Exercise directions: Copy exactly, leaving out every image, the lines from the one with "What React, TypeScript" through the one with "const pointData = pointX.map((x, i)", inclusive.
>>>
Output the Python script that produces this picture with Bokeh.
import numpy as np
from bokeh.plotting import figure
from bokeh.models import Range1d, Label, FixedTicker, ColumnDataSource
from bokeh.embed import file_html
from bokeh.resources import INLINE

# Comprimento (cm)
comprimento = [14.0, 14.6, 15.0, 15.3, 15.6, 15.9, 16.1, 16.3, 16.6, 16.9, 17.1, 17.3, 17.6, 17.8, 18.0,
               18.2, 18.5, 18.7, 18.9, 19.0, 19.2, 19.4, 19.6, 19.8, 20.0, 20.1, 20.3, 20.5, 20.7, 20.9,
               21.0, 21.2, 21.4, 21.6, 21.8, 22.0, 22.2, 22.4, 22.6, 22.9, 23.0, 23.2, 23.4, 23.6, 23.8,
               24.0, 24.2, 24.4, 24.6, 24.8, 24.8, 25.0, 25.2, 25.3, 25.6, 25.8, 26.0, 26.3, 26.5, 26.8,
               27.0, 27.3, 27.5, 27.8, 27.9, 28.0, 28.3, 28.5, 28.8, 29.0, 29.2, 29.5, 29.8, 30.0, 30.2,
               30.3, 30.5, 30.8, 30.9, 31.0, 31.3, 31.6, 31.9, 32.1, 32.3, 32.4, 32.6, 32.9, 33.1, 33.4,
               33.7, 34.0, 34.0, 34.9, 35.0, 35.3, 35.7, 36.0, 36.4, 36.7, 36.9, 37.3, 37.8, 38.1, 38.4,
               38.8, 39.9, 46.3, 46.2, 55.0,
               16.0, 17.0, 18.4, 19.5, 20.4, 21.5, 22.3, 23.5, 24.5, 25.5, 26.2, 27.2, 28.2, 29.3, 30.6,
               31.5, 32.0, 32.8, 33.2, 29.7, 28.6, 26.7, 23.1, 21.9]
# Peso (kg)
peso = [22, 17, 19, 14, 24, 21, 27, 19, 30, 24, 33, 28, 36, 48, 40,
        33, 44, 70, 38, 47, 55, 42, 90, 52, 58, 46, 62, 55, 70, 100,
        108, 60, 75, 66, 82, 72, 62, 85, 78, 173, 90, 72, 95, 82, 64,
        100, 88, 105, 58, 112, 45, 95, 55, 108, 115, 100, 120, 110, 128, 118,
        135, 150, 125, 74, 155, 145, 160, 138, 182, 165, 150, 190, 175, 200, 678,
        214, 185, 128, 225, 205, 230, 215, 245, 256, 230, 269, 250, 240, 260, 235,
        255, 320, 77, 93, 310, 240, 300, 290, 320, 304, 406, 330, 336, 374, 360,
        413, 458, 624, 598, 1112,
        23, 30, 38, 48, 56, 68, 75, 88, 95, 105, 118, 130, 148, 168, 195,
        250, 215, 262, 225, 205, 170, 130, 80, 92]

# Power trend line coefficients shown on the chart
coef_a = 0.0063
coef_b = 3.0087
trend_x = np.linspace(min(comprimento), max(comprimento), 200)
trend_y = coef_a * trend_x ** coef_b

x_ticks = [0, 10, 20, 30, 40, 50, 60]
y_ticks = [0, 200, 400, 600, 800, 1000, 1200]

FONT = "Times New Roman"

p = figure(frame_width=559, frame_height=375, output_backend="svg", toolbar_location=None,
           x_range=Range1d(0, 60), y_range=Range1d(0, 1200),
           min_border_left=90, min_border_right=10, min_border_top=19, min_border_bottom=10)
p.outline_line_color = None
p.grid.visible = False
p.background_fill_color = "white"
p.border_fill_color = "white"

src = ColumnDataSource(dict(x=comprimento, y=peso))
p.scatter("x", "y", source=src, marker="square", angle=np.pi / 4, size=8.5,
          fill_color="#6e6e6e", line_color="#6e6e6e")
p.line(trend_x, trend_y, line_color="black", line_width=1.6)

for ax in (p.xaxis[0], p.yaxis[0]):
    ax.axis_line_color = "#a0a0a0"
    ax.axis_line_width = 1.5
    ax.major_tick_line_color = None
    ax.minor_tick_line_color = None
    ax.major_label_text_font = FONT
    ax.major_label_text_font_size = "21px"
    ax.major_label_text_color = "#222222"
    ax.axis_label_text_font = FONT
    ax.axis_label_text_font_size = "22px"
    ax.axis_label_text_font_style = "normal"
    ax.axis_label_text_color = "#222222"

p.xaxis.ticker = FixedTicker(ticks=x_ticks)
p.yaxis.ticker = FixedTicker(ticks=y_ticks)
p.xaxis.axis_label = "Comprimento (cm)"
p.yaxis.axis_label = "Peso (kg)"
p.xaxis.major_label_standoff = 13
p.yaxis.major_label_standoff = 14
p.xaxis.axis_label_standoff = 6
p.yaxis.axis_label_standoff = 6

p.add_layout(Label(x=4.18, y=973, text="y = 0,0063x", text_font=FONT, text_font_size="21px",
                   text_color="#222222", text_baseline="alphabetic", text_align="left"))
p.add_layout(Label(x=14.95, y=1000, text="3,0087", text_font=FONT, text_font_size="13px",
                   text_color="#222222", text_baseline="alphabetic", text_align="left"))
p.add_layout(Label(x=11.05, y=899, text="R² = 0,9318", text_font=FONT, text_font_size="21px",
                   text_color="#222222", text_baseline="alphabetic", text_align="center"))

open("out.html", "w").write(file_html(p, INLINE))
<<<
>>>
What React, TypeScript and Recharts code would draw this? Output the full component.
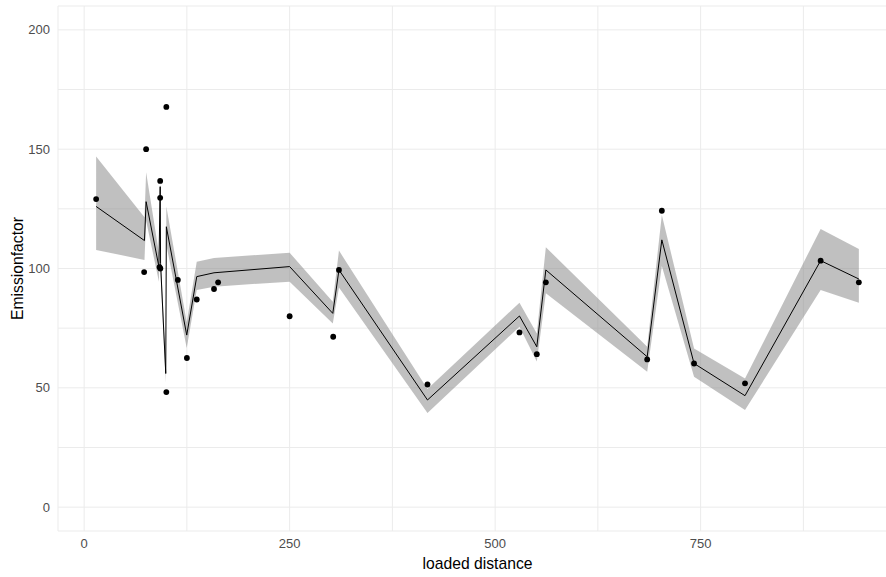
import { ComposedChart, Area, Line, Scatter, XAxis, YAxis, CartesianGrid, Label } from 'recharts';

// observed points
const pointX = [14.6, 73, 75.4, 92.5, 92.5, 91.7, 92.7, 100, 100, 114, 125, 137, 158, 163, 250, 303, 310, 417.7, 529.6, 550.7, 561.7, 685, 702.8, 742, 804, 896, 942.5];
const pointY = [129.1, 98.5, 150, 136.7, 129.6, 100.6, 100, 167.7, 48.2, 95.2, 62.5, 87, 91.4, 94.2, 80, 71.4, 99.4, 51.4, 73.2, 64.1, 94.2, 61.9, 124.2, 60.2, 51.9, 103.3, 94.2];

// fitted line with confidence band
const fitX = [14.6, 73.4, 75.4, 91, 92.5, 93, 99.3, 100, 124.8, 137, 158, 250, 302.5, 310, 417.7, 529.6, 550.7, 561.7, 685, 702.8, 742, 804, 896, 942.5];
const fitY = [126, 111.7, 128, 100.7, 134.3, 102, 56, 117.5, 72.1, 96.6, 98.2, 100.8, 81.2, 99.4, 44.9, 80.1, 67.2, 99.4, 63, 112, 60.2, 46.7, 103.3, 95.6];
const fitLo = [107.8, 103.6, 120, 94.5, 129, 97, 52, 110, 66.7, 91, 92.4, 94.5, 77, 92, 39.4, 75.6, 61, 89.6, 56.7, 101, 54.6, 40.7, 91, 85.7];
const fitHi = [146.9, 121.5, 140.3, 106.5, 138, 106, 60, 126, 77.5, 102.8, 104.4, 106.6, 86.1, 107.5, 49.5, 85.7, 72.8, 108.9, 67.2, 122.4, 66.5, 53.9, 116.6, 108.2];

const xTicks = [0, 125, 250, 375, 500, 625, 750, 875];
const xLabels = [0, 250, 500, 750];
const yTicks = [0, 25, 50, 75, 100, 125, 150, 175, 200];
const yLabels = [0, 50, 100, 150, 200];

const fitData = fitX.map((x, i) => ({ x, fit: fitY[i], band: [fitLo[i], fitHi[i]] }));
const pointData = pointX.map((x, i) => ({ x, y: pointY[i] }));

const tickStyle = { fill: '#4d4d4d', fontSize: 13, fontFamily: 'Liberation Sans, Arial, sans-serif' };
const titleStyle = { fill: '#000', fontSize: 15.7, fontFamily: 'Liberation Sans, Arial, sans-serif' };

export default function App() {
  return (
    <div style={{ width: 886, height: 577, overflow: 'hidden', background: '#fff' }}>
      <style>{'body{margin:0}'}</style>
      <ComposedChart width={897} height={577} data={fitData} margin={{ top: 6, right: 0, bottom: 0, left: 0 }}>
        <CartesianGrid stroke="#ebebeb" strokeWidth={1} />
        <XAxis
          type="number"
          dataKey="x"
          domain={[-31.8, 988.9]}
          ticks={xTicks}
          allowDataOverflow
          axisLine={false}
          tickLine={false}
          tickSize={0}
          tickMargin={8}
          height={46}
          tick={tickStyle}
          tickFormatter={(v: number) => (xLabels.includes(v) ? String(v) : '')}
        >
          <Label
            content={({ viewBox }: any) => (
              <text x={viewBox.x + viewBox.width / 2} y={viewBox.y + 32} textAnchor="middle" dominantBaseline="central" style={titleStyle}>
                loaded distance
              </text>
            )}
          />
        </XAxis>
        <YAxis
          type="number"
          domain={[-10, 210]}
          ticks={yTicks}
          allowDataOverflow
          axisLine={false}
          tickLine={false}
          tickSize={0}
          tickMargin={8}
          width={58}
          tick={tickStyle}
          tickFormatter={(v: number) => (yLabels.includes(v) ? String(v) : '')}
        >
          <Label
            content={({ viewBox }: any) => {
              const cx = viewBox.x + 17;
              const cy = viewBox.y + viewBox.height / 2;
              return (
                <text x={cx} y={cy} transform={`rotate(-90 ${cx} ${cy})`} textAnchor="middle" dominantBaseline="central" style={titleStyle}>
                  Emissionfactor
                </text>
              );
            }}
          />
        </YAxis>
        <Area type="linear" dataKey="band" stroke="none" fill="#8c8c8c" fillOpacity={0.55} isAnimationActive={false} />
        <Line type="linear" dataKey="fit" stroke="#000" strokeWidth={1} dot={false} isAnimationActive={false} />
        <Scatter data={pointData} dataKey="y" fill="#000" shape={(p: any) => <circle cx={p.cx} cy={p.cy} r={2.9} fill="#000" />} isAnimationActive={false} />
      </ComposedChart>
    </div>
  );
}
<<<
>>>
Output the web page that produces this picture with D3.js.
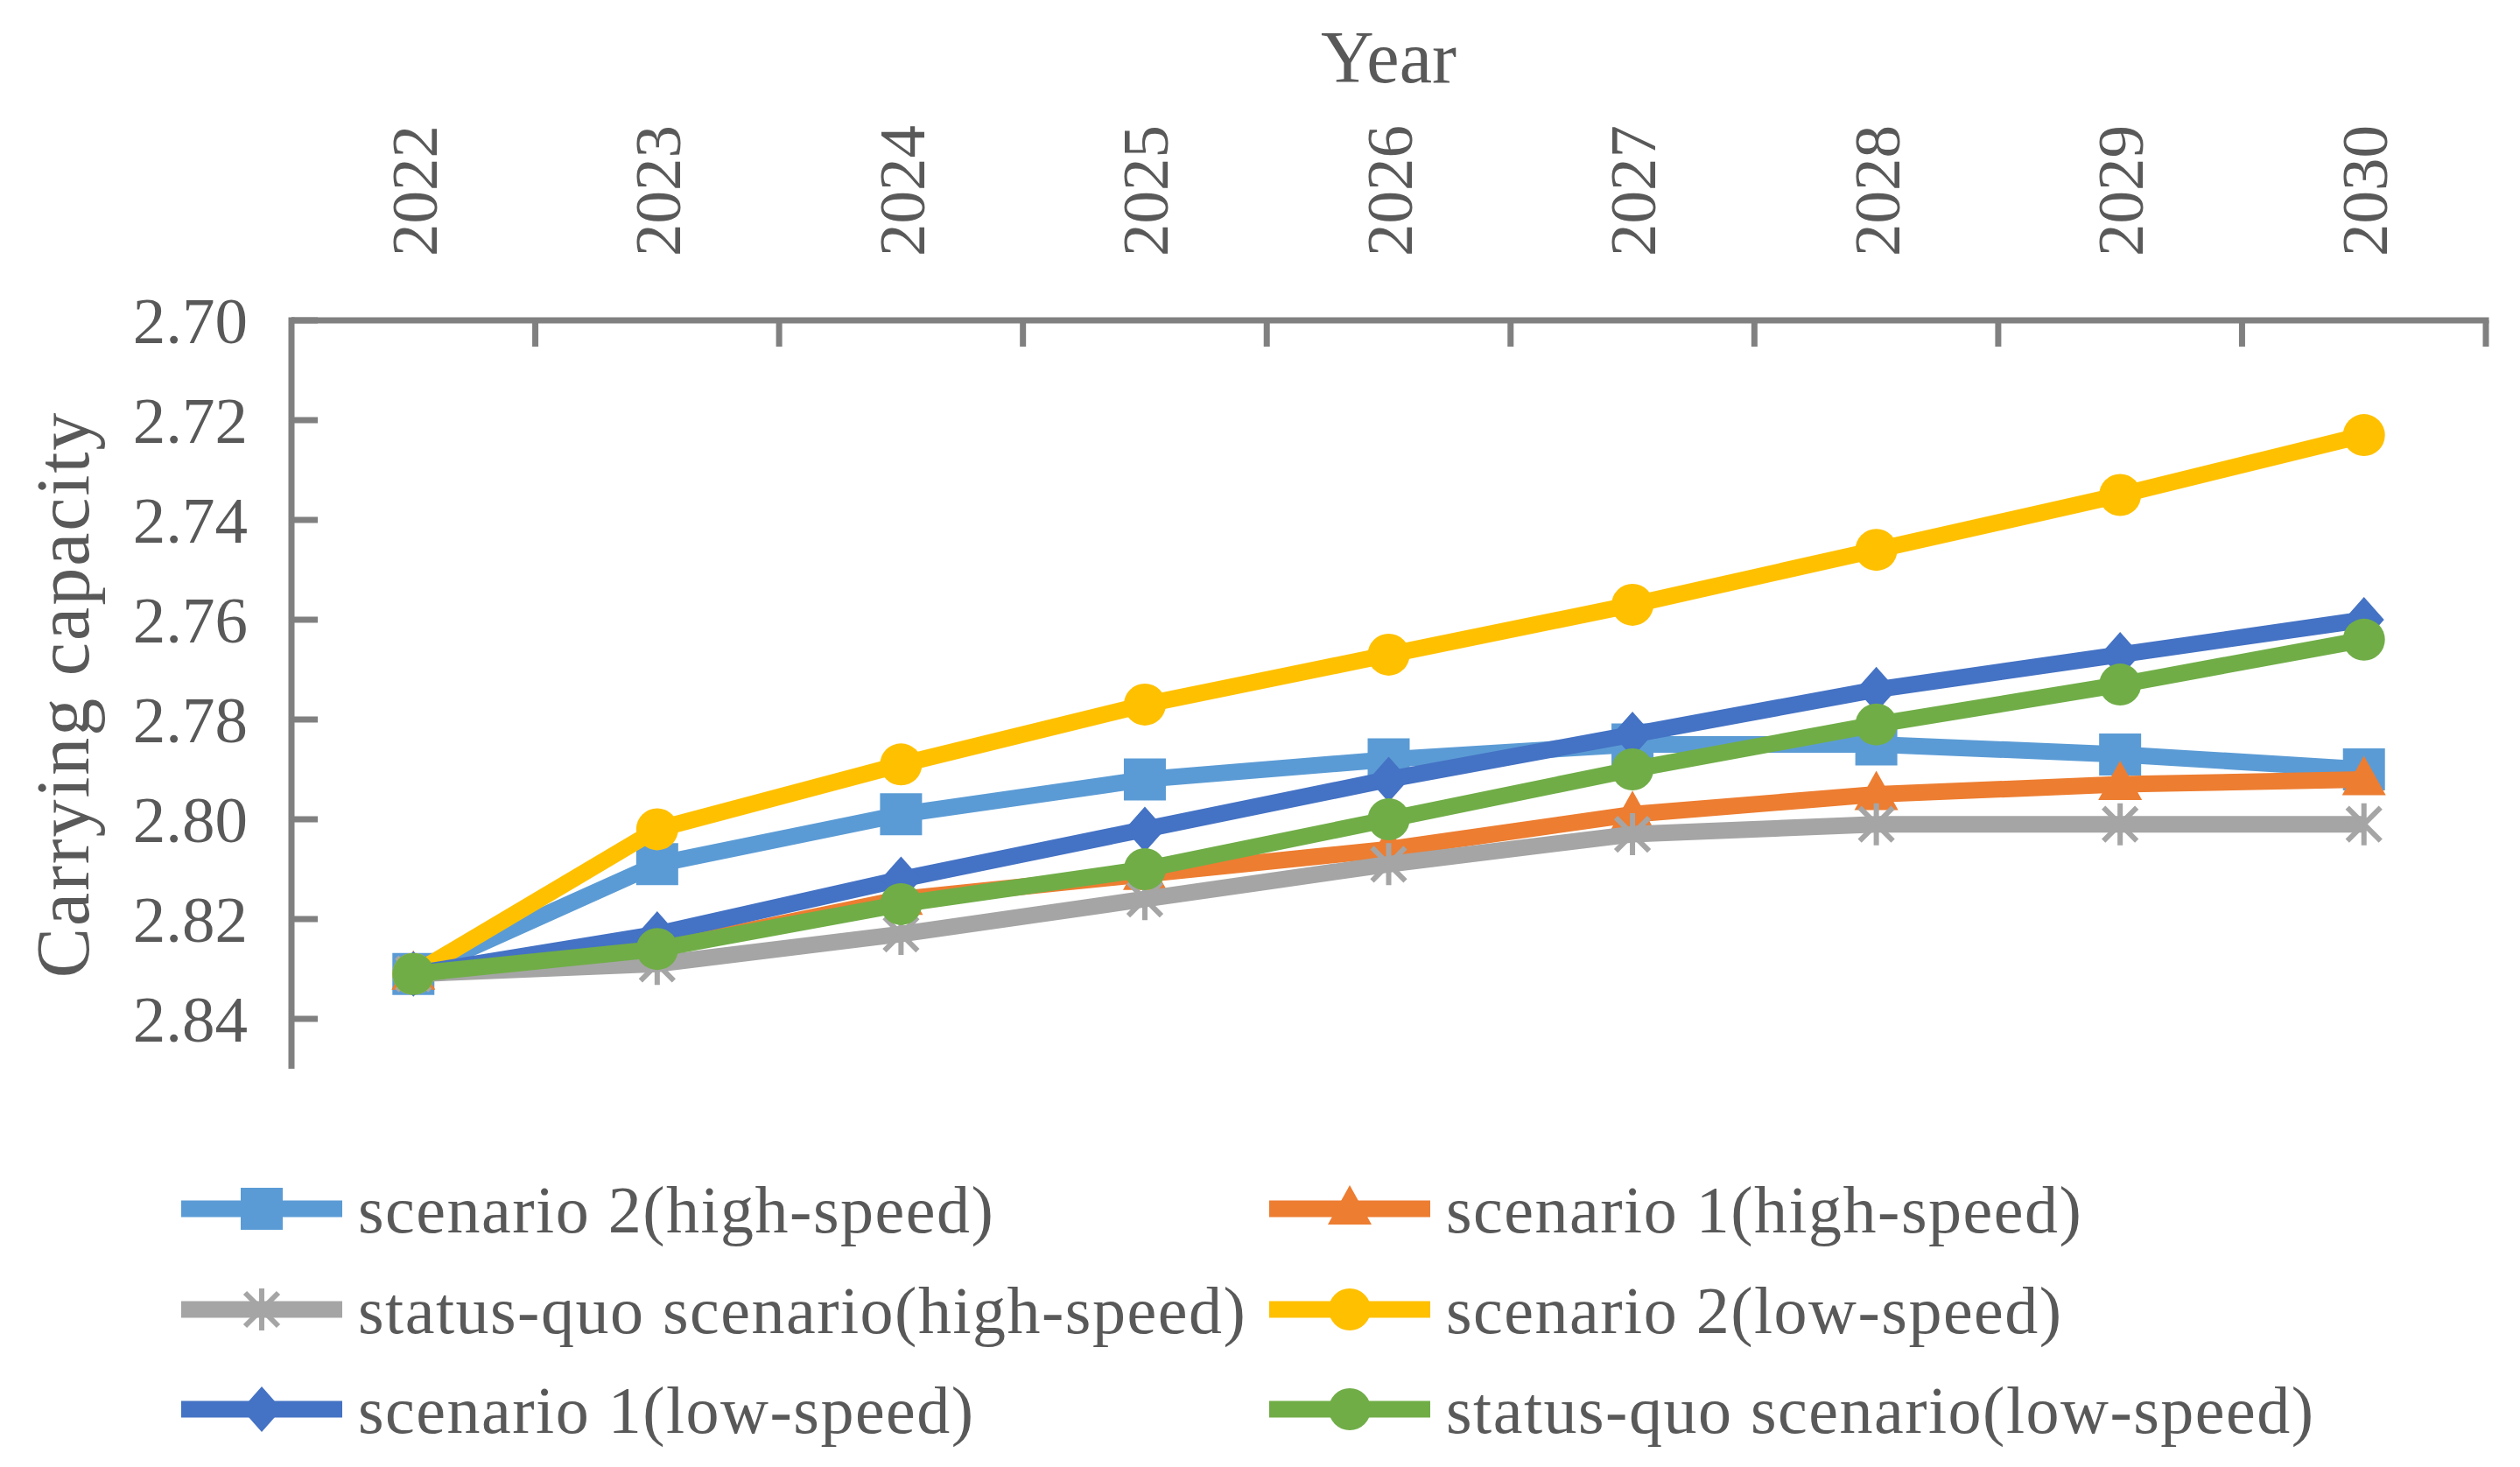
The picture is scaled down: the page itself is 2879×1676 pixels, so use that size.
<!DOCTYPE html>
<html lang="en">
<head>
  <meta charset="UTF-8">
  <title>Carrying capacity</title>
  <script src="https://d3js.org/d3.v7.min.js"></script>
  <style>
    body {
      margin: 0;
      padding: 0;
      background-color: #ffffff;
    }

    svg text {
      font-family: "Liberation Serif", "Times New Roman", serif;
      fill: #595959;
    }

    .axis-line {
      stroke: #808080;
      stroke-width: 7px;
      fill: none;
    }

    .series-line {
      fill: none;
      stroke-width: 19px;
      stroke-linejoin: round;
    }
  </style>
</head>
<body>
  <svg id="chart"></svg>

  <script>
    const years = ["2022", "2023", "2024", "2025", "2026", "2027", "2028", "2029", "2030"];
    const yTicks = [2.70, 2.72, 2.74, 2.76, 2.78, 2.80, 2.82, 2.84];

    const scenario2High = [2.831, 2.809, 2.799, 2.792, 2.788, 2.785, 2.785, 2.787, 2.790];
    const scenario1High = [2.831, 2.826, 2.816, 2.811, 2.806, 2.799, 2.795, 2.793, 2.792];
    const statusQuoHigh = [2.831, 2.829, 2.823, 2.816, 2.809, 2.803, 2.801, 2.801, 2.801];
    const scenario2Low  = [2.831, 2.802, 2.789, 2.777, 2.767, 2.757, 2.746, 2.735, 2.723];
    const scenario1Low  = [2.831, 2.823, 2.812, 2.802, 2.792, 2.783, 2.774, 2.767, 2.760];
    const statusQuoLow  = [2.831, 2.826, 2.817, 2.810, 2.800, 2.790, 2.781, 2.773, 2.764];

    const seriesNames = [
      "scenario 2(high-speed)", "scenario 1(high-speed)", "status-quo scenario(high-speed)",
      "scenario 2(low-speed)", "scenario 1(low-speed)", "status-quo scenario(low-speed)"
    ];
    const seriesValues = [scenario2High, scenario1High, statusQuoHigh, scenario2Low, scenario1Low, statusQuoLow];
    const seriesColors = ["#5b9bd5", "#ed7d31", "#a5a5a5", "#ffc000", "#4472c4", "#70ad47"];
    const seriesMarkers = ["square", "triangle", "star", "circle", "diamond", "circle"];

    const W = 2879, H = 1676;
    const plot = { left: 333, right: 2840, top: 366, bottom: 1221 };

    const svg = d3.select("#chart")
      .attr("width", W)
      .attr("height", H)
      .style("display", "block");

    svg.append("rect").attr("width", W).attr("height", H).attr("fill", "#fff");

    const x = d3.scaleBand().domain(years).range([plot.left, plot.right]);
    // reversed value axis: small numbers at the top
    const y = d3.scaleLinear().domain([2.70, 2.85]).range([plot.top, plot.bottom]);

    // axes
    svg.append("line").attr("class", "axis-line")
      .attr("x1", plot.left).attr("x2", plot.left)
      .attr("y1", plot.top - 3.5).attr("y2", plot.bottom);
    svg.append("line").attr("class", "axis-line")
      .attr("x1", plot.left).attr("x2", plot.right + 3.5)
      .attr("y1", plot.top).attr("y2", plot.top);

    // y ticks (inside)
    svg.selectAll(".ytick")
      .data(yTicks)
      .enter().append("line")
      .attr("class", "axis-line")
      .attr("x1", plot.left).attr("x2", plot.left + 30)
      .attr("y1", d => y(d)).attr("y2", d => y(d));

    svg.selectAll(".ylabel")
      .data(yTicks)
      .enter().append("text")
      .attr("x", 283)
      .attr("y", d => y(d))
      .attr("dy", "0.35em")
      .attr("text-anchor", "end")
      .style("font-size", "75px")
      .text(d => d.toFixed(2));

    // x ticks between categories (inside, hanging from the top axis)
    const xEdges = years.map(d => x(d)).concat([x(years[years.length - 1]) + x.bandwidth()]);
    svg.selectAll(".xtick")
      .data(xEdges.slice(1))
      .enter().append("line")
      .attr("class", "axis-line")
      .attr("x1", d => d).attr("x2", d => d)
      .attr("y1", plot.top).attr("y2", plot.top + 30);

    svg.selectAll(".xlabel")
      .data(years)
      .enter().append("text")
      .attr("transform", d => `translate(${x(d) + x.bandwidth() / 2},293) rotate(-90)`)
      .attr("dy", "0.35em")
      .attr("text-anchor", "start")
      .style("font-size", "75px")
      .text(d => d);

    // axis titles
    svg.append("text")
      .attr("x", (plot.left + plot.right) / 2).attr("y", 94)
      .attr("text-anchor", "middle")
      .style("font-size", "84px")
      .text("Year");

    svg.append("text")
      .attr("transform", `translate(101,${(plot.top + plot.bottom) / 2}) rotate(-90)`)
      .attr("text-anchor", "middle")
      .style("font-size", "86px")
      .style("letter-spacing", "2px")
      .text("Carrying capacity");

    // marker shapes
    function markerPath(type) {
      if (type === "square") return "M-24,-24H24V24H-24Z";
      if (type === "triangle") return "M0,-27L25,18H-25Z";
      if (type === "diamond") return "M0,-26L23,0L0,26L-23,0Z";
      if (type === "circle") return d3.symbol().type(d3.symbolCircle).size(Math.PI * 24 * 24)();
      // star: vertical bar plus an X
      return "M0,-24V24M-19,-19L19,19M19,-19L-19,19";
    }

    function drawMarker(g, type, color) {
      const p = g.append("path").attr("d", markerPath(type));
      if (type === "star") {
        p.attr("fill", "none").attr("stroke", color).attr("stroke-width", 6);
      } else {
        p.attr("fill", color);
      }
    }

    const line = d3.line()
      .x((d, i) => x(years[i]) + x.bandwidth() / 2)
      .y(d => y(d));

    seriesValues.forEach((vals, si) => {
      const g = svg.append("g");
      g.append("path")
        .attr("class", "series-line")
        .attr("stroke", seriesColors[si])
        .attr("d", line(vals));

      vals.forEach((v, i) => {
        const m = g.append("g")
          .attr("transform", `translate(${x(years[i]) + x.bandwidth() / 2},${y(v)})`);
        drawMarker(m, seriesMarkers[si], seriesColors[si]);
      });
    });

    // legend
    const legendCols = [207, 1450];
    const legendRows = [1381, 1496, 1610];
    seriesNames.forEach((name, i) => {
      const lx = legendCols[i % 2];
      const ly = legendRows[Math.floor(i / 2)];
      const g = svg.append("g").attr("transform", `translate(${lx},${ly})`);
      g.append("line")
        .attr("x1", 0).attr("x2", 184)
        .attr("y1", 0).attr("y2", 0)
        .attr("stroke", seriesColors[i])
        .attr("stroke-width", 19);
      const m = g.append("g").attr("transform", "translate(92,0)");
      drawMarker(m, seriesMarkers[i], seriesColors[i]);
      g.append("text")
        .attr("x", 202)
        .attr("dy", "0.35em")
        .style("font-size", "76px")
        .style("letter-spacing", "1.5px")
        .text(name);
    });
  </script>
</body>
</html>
<<<
Worked answer:
What React, TypeScript and Recharts code would draw this? Output the full component.
import { ComposedChart, Area, Line, Scatter, XAxis, YAxis, CartesianGrid, Label } from 'recharts';

// observed points
const pointX = [14.6, 73, 75.4, 92.5, 92.5, 91.7, 92.7, 100, 100, 114, 125, 137, 158, 163, 250, 303, 310, 417.7, 529.6, 550.7, 561.7, 685, 702.8, 742, 804, 896, 942.5];
const pointY = [129.1, 98.5, 150, 136.7, 129.6, 100.6, 100, 167.7, 48.2, 95.2, 62.5, 87, 91.4, 94.2, 80, 71.4, 99.4, 51.4, 73.2, 64.1, 94.2, 61.9, 124.2, 60.2, 51.9, 103.3, 94.2];

// fitted line with confidence band
const fitX = [14.6, 73.4, 75.4, 91, 92.5, 93, 99.3, 100, 124.8, 137, 158, 250, 302.5, 310, 417.7, 529.6, 550.7, 561.7, 685, 702.8, 742, 804, 896, 942.5];
const fitY = [126, 111.7, 128, 100.7, 134.3, 102, 56, 117.5, 72.1, 96.6, 98.2, 100.8, 81.2, 99.4, 44.9, 80.1, 67.2, 99.4, 63, 112, 60.2, 46.7, 103.3, 95.6];
const fitLo = [107.8, 103.6, 120, 94.5, 129, 97, 52, 110, 66.7, 91, 92.4, 94.5, 77, 92, 39.4, 75.6, 61, 89.6, 56.7, 101, 54.6, 40.7, 91, 85.7];
const fitHi = [146.9, 121.5, 140.3, 106.5, 138, 106, 60, 126, 77.5, 102.8, 104.4, 106.6, 86.1, 107.5, 49.5, 85.7, 72.8, 108.9, 67.2, 122.4, 66.5, 53.9, 116.6, 108.2];

const xTicks = [0, 125, 250, 375, 500, 625, 750, 875];
const xLabels = [0, 250, 500, 750];
const yTicks = [0, 25, 50, 75, 100, 125, 150, 175, 200];
const yLabels = [0, 50, 100, 150, 200];

const fitData = fitX.map((x, i) => ({ x, fit: fitY[i], band: [fitLo[i], fitHi[i]] }));
const pointData = pointX.map((x, i) => ({ x, y: pointY[i] }));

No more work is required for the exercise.